──────── Data provided

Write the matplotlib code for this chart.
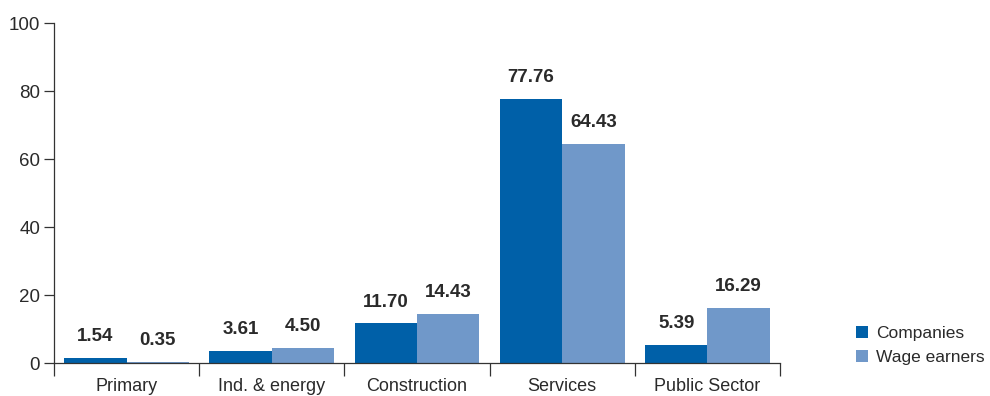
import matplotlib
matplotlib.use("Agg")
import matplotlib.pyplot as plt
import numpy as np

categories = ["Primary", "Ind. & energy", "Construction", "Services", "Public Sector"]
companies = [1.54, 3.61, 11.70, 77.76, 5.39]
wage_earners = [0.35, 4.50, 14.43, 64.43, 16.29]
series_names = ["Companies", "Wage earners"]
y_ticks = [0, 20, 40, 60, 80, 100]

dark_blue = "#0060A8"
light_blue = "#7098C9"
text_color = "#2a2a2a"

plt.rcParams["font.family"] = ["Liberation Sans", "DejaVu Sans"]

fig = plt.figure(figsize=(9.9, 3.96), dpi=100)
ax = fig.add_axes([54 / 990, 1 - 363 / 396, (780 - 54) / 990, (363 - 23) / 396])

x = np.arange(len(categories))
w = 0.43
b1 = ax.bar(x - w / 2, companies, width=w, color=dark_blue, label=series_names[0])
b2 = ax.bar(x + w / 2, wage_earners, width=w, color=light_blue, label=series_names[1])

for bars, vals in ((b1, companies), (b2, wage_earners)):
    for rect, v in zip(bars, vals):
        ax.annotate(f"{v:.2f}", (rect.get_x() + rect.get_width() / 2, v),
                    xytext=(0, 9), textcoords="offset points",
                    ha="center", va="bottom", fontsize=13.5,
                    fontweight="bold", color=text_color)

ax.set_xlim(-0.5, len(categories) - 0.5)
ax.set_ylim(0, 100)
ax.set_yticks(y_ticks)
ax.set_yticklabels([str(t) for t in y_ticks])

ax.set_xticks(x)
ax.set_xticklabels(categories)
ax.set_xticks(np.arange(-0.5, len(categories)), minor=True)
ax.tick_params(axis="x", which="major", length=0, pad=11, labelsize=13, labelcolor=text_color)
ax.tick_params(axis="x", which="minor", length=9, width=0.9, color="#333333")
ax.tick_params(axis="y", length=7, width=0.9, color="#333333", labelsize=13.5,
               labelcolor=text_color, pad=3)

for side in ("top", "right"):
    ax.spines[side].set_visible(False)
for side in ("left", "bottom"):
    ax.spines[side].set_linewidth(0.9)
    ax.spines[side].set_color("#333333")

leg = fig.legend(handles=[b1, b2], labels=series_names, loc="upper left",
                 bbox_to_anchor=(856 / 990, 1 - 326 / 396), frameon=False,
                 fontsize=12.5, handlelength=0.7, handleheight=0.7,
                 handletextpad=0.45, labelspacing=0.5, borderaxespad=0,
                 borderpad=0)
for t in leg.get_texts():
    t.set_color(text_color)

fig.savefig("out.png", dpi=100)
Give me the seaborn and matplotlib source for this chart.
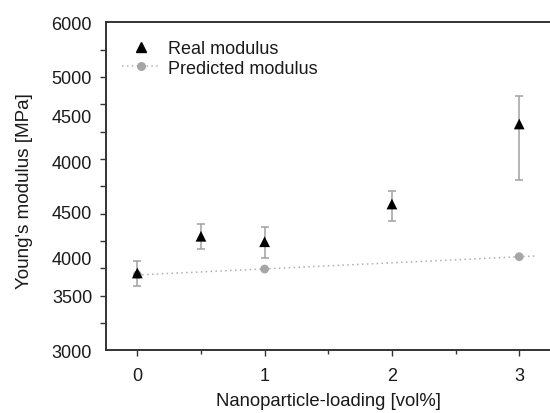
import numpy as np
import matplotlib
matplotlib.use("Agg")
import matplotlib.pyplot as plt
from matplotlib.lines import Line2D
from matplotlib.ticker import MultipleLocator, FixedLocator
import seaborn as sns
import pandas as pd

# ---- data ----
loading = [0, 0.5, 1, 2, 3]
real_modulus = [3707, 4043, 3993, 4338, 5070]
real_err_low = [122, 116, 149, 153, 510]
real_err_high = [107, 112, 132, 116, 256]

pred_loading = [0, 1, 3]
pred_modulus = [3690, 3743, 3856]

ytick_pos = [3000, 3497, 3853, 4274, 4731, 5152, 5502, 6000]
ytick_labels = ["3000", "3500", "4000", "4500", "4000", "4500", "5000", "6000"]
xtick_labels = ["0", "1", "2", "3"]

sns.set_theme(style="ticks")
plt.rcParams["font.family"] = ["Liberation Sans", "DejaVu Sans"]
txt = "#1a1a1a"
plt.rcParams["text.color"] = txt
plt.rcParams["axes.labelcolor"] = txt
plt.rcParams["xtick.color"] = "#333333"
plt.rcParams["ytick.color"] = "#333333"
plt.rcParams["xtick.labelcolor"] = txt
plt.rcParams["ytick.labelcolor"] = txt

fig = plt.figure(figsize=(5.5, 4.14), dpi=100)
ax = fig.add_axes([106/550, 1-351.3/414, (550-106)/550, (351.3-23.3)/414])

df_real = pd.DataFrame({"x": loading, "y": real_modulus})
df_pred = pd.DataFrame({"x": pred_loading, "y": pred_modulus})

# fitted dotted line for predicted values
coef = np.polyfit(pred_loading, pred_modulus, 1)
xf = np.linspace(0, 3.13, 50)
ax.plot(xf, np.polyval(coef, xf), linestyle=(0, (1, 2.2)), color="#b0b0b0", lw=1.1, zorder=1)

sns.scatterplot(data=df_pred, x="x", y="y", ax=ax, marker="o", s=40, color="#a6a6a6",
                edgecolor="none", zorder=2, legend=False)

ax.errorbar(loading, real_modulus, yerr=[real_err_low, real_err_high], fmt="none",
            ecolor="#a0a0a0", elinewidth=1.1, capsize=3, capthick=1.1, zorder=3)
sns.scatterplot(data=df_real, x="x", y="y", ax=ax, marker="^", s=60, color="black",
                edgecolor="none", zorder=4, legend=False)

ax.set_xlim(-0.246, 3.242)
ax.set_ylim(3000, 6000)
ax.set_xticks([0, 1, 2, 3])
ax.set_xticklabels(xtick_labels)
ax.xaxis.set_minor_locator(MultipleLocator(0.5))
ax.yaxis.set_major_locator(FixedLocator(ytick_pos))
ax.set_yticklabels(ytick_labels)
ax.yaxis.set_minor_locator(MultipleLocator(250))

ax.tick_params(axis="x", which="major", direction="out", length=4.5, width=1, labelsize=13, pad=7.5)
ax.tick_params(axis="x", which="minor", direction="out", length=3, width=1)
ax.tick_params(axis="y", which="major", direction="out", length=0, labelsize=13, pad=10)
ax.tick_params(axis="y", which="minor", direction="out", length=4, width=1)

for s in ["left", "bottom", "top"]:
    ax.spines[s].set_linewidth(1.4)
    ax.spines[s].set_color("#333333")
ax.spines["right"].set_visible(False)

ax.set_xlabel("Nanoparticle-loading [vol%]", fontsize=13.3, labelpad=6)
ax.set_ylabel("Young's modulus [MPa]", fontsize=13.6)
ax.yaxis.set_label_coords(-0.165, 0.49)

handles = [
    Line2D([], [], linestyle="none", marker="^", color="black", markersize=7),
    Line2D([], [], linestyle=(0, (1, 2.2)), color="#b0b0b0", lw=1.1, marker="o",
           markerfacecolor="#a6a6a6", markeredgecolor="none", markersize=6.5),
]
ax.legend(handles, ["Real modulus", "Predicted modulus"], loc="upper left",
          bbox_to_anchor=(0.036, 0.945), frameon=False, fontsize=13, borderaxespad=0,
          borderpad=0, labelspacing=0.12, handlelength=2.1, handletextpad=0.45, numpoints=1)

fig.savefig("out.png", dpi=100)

────────────────

**What you have to do**
Include the first line of the records, the line containing "b2 = ax.bar(x", and every line between them, repeated exactly. Skip the pictures.

**Exercise output**
Write the matplotlib code for this chart.
import matplotlib
matplotlib.use("Agg")
import matplotlib.pyplot as plt
import numpy as np

categories = ["Primary", "Ind. & energy", "Construction", "Services", "Public Sector"]
companies = [1.54, 3.61, 11.70, 77.76, 5.39]
wage_earners = [0.35, 4.50, 14.43, 64.43, 16.29]
series_names = ["Companies", "Wage earners"]
y_ticks = [0, 20, 40, 60, 80, 100]

dark_blue = "#0060A8"
light_blue = "#7098C9"
text_color = "#2a2a2a"

plt.rcParams["font.family"] = ["Liberation Sans", "DejaVu Sans"]

fig = plt.figure(figsize=(9.9, 3.96), dpi=100)
ax = fig.add_axes([54 / 990, 1 - 363 / 396, (780 - 54) / 990, (363 - 23) / 396])

x = np.arange(len(categories))
w = 0.43
b1 = ax.bar(x - w / 2, companies, width=w, color=dark_blue, label=series_names[0])
b2 = ax.bar(x + w / 2, wage_earners, width=w, color=light_blue, label=series_names[1])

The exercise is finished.